[Charts and diagrams as code]
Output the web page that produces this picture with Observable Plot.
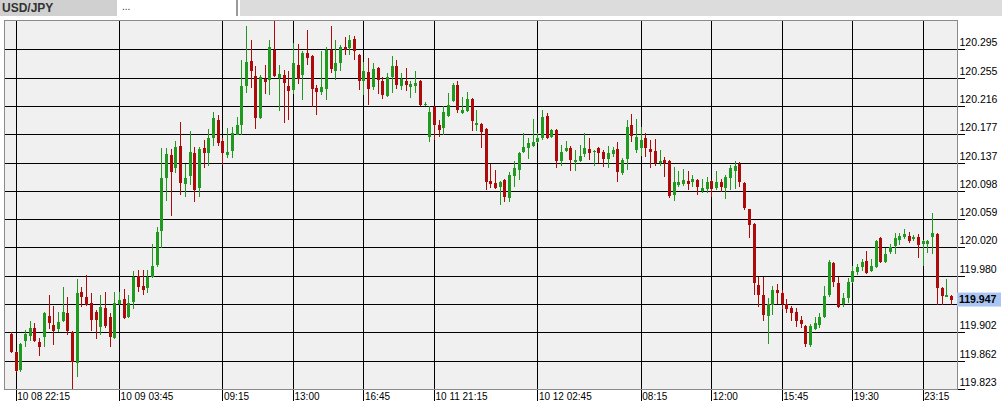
<!DOCTYPE html>
<html><head><meta charset="utf-8">
<script src="https://cdn.jsdelivr.net/npm/d3@7"></script>
<script src="https://cdn.jsdelivr.net/npm/@observablehq/plot@0.6"></script>
<style>
html,body{margin:0;padding:0;background:#fff;width:1002px;height:412px;overflow:hidden;font-family:"Liberation Sans",Arial,sans-serif}
#hdr{position:relative;height:18px;width:1002px;background:#fff}
#tab{position:absolute;left:0;top:0;width:117px;height:16px;background:#d0d0d0;font-weight:bold;font-size:12px;color:#333;line-height:16px;padding-left:2px;box-sizing:border-box}
#box{position:absolute;left:119px;top:0;width:119px;height:16px;background:#fff;border-right:2px solid #9a9a9a;box-sizing:border-box;font-size:10px;line-height:14px;padding-left:3px;color:#333}
#rest{position:absolute;left:240px;top:0;right:0;height:16px;background:#dcdcdc}
#chart svg{display:block}
</style></head>
<body>
<div id="hdr"><div id="tab">USD/JPY</div><div id="box">...</div><div id="rest"></div></div>
<div id="chart"></div>
<script>
const opens = [119.899,119.874,119.849,119.890,119.897,119.908,119.888,119.895,119.924,119.912,
119.906,119.917,119.928,119.902,119.859,119.958,119.951,119.942,119.930,119.909,
119.935,119.923,119.894,119.941,119.948,119.923,119.944,119.980,119.966,119.963,
119.979,119.995,120.042,120.116,120.148,120.130,120.160,120.108,120.119,120.151,
120.102,120.158,120.151,120.171,120.196,120.167,120.148,120.153,120.176,120.189,
120.244,120.278,120.258,120.199,120.253,120.252,120.294,120.255,120.259,120.244,
120.238,120.273,120.259,120.289,120.285,120.241,120.235,120.239,120.294,120.264,
120.276,120.298,120.296,120.309,120.287,120.251,120.263,120.242,120.269,120.251,
120.230,120.256,120.271,120.244,120.251,120.242,120.244,120.251,120.217,120.173,
120.214,120.189,120.185,120.202,120.223,120.245,120.206,120.209,120.226,120.189,
120.191,120.184,120.112,120.109,120.103,120.113,120.088,120.119,120.127,120.152,
120.158,120.160,120.166,120.171,120.202,120.173,120.183,120.140,120.153,120.158,
120.138,120.140,120.149,120.156,120.152,120.158,120.152,120.142,120.149,120.156,
120.123,120.142,120.189,120.155,120.158,120.171,120.156,120.153,120.137,120.141,
120.140,120.092,120.106,120.108,120.112,120.110,120.113,120.098,120.101,120.112,
120.102,120.110,120.102,120.116,120.126,120.135,120.109,120.073,120.052,119.967,
119.953,119.924,119.940,119.960,119.956,119.941,119.935,119.930,119.919,119.910,
119.884,119.906,119.912,119.923,119.953,119.998,119.970,119.941,119.949,119.972,
119.985,119.992,120.001,119.987,119.992,120.033,119.999,120.013,120.021,120.030,
120.034,120.035,120.031,120.034,120.024,120.024,120.034,120.038,119.963,119.951,
119.952];
const highs = [119.902,119.876,119.887,119.905,119.917,119.915,119.894,119.930,119.953,119.938,
119.930,119.965,119.951,119.903,119.976,119.965,119.981,119.956,119.933,119.953,
119.958,119.928,119.958,119.958,119.962,119.953,119.987,119.988,119.988,119.988,
120.024,120.048,120.158,120.158,120.156,120.167,120.194,120.135,120.181,120.159,
120.159,120.169,120.184,120.208,120.203,120.171,120.185,120.187,120.201,120.280,
120.327,120.308,120.271,120.259,120.273,120.308,120.335,120.273,120.266,120.264,
120.303,120.302,120.292,120.321,120.287,120.245,120.292,120.298,120.327,120.308,
120.301,120.312,120.314,120.313,120.288,120.277,120.283,120.276,120.270,120.256,
120.262,120.285,120.280,120.262,120.269,120.251,120.264,120.252,120.221,120.216,
120.216,120.196,120.216,120.234,120.248,120.251,120.228,120.235,120.227,120.210,
120.192,120.185,120.135,120.127,120.112,120.115,120.124,120.140,120.152,120.178,
120.171,120.198,120.178,120.210,120.206,120.184,120.184,120.162,120.167,120.160,
120.155,120.162,120.178,120.171,120.154,120.159,120.155,120.160,120.159,120.166,
120.144,120.196,120.205,120.198,120.187,120.178,120.169,120.170,120.154,120.145,
120.141,120.131,120.126,120.128,120.126,120.120,120.115,120.115,120.117,120.113,
120.126,120.115,120.120,120.134,120.140,120.138,120.110,120.073,120.053,119.979,
119.979,119.949,119.966,119.969,119.960,119.948,119.938,119.935,119.924,119.912,
119.913,119.923,119.928,119.966,120.002,119.999,119.979,119.956,119.977,119.994,
119.997,120.003,120.015,120.003,120.030,120.034,120.019,120.024,120.040,120.040,
120.045,120.041,120.037,120.038,120.030,120.030,120.067,120.040,119.965,119.976,
119.953];
const lows = [119.873,119.847,119.847,119.881,119.890,119.888,119.869,119.881,119.906,119.884,
119.902,119.916,119.898,119.823,119.840,119.937,119.938,119.903,119.892,119.898,
119.908,119.881,119.892,119.940,119.920,119.922,119.934,119.958,119.953,119.956,
119.977,119.992,120.019,120.084,120.063,120.123,120.092,120.090,120.106,120.083,
120.090,120.130,120.133,120.160,120.160,120.134,120.144,120.144,120.175,120.176,
120.234,120.241,120.184,120.198,120.233,120.231,120.256,120.209,120.192,120.196,
120.233,120.246,120.224,120.273,120.214,120.203,120.231,120.224,120.262,120.252,
120.264,120.287,120.287,120.280,120.238,120.231,120.217,120.238,120.233,120.226,
120.228,120.234,120.239,120.238,120.237,120.227,120.234,120.216,120.216,120.166,
120.169,120.173,120.176,120.201,120.221,120.206,120.205,120.208,120.181,120.181,
120.158,120.099,120.102,120.101,120.078,120.083,120.083,120.103,120.113,120.151,
120.142,120.159,120.165,120.169,120.170,120.171,120.130,120.133,120.152,120.126,
120.126,120.138,120.145,120.141,120.133,120.137,120.131,120.130,120.145,120.110,
120.120,120.127,120.166,120.151,120.147,120.145,120.130,120.133,120.132,120.117,
120.088,120.084,120.103,120.105,120.099,120.103,120.092,120.095,120.095,120.090,
120.099,120.096,120.087,120.099,120.101,120.103,120.071,120.033,119.953,119.937,
119.917,119.885,119.926,119.941,119.934,119.928,119.917,119.909,119.908,119.881,
119.881,119.905,119.908,119.922,119.951,119.965,119.935,119.937,119.942,119.970,
119.981,119.987,119.983,119.985,119.991,119.998,119.998,120.010,120.010,120.023,
120.031,120.026,120.028,120.005,119.994,120.012,120.010,119.940,119.940,119.950,
119.940];
const closes = [119.874,119.848,119.885,119.899,119.908,119.890,119.881,119.928,119.915,119.903,
119.916,119.930,119.903,119.860,119.956,119.951,119.940,119.919,119.919,119.937,
119.910,119.895,119.942,119.946,119.922,119.942,119.979,119.965,119.960,119.979,
119.994,120.041,120.116,120.149,120.124,120.159,120.109,120.116,120.152,120.099,
120.156,120.151,120.171,120.199,120.165,120.151,120.152,120.178,120.189,120.244,
120.277,120.264,120.199,120.256,120.249,120.298,120.258,120.260,120.248,120.237,
120.276,120.253,120.289,120.283,120.239,120.235,120.242,120.294,120.267,120.276,
120.298,120.294,120.308,120.292,120.251,120.264,120.239,120.267,120.252,120.231,
120.256,120.271,120.245,120.253,120.245,120.246,120.248,120.217,120.219,120.208,
120.189,120.183,120.208,120.217,120.245,120.210,120.210,120.226,120.195,120.192,
120.180,120.110,120.108,120.102,120.110,120.090,120.120,120.130,120.151,120.159,
120.165,120.166,120.171,120.201,120.171,120.183,120.140,120.152,120.158,120.141,
120.141,120.147,120.158,120.151,120.153,120.151,120.142,120.151,120.155,120.124,
120.141,120.187,120.174,120.173,120.169,120.158,120.152,120.137,120.140,120.137,
120.091,120.110,120.110,120.113,120.108,120.115,120.103,120.102,120.110,120.101,
120.110,120.103,120.117,120.130,120.133,120.110,120.074,120.051,119.970,119.953,
119.926,119.941,119.960,119.956,119.941,119.934,119.928,119.917,119.913,119.885,
119.910,119.915,119.923,119.952,119.999,119.972,119.937,119.949,119.972,119.987,
119.992,119.999,119.984,119.994,120.028,119.999,120.010,120.020,120.033,120.035,
120.038,120.028,120.034,120.023,120.028,120.028,120.040,119.963,119.952,119.953,
119.947];

const xTickIndex  = [1, 23, 45, 60, 75, 90, 112, 134, 149, 164, 179, 194];
const xTickLabels = ["10 08 22:15","10 09 03:45","09:15","13:00","16:45","10 11 21:15","10 12 02:45","08:15","12:00","15:45","19:30","23:15"];
const yTickValues = [120.295,120.255,120.216,120.177,120.137,120.098,120.059,120.020,119.980,119.941,119.902,119.862,119.823];
const yTickLabels = ["120.295","120.255","120.216","120.177","120.137","120.098","120.059","120.020","119.980","","119.902","119.862","119.823"];

const UP = "#1f9a1f", DOWN = "#ad0a0a";
const data = opens.map((o, i) => ({i, open: o, high: highs[i], low: lows[i], close: closes[i], up: closes[i] >= o}));
const xLab = new Map(xTickIndex.map((v, k) => [v, xTickLabels[k]]));
const yLab = new Map(yTickValues.map((v, k) => [v, yTickLabels[k]]));
const FONT = "Liberation Sans, Arial, sans-serif";

const chart = Plot.plot({
  width: 1002, height: 394,
  marginTop: 2, marginBottom: 23, marginLeft: 4, marginRight: 45,
  style: {background: "transparent", fontFamily: FONT, fontSize: "10px", color: "#000", overflow: "visible"},
  x: {type: "linear", domain: [-1.489, 201.28], label: null, axis: null},
  y: {domain: [119.8228, 120.3352], label: null, axis: null},
  marks: [
    Plot.frame({fill: "#f0f0f0", stroke: null}),
    Plot.ruleY(yTickValues, {stroke: "#000", strokeWidth: 1, insetRight: -8, shapeRendering: "crispEdges"}),
    Plot.ruleX(xTickIndex, {stroke: "#000", strokeWidth: 1, insetBottom: -12, shapeRendering: "crispEdges"}),
    Plot.ruleX(data, {x: "i", y1: "low", y2: "high", stroke: d => d.up ? UP : DOWN, strokeWidth: 1, shapeRendering: "crispEdges"}),
    Plot.ruleX(data, {x: "i", y1: "open", y2: "close", stroke: d => d.up ? UP : DOWN, strokeWidth: 3, shapeRendering: "crispEdges"}),
    Plot.frame({stroke: "#8a8a8a", strokeWidth: 1}),
    Plot.text(yTickValues, {y: d => d, text: d => yLab.get(d), frameAnchor: "right", textAnchor: "start", dx: 2, dy: -7, fontSize: 10.5, fill: "#000"}),
    Plot.text(xTickIndex, {x: d => d, text: d => xLab.get(d), frameAnchor: "bottom", textAnchor: "start", lineAnchor: "top", dx: 1, dy: 3, fontSize: 10, fill: "#000"})
  ]
});
document.getElementById("chart").appendChild(chart);

// current price marker on the price scale
const ys = chart.scale("y");
const last = closes[closes.length - 1];
const yy = ys.apply(last);
const svg = d3.select(chart);
svg.append("rect").attr("x", 957).attr("y", yy - 7).attr("width", 44).attr("height", 14).attr("fill", "#a9c5f2");
svg.append("text").attr("x", 959).attr("y", yy).attr("dy", "0.35em").attr("text-anchor", "start").attr("font-size", 10.5)
  .attr("font-weight", "bold").attr("font-family", FONT).attr("fill", "#000").text(last.toFixed(3));
</script></body></html>
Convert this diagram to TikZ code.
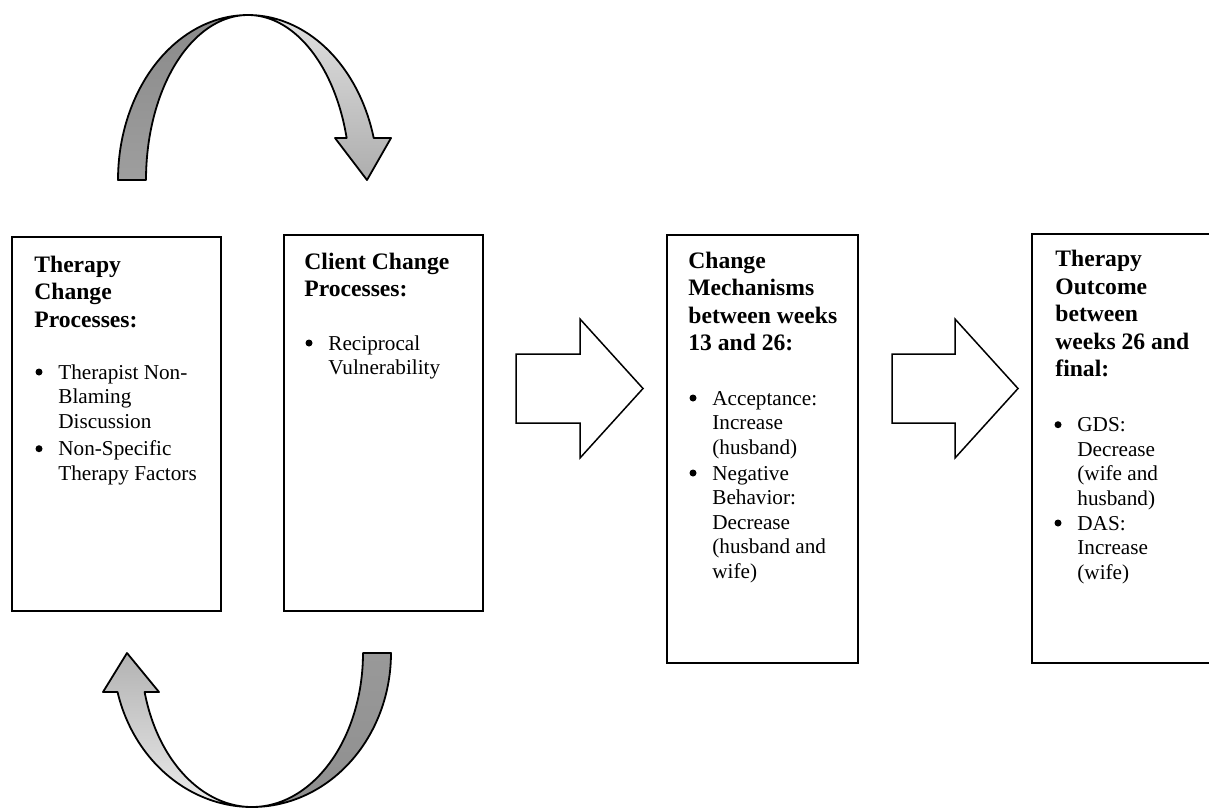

**Written instruction**. In the records above, find the lines containing "this" and copy them.

**Full solution**.
Output the web page that produces this picture with Observable Plot.
Convert this diagram to TikZ code.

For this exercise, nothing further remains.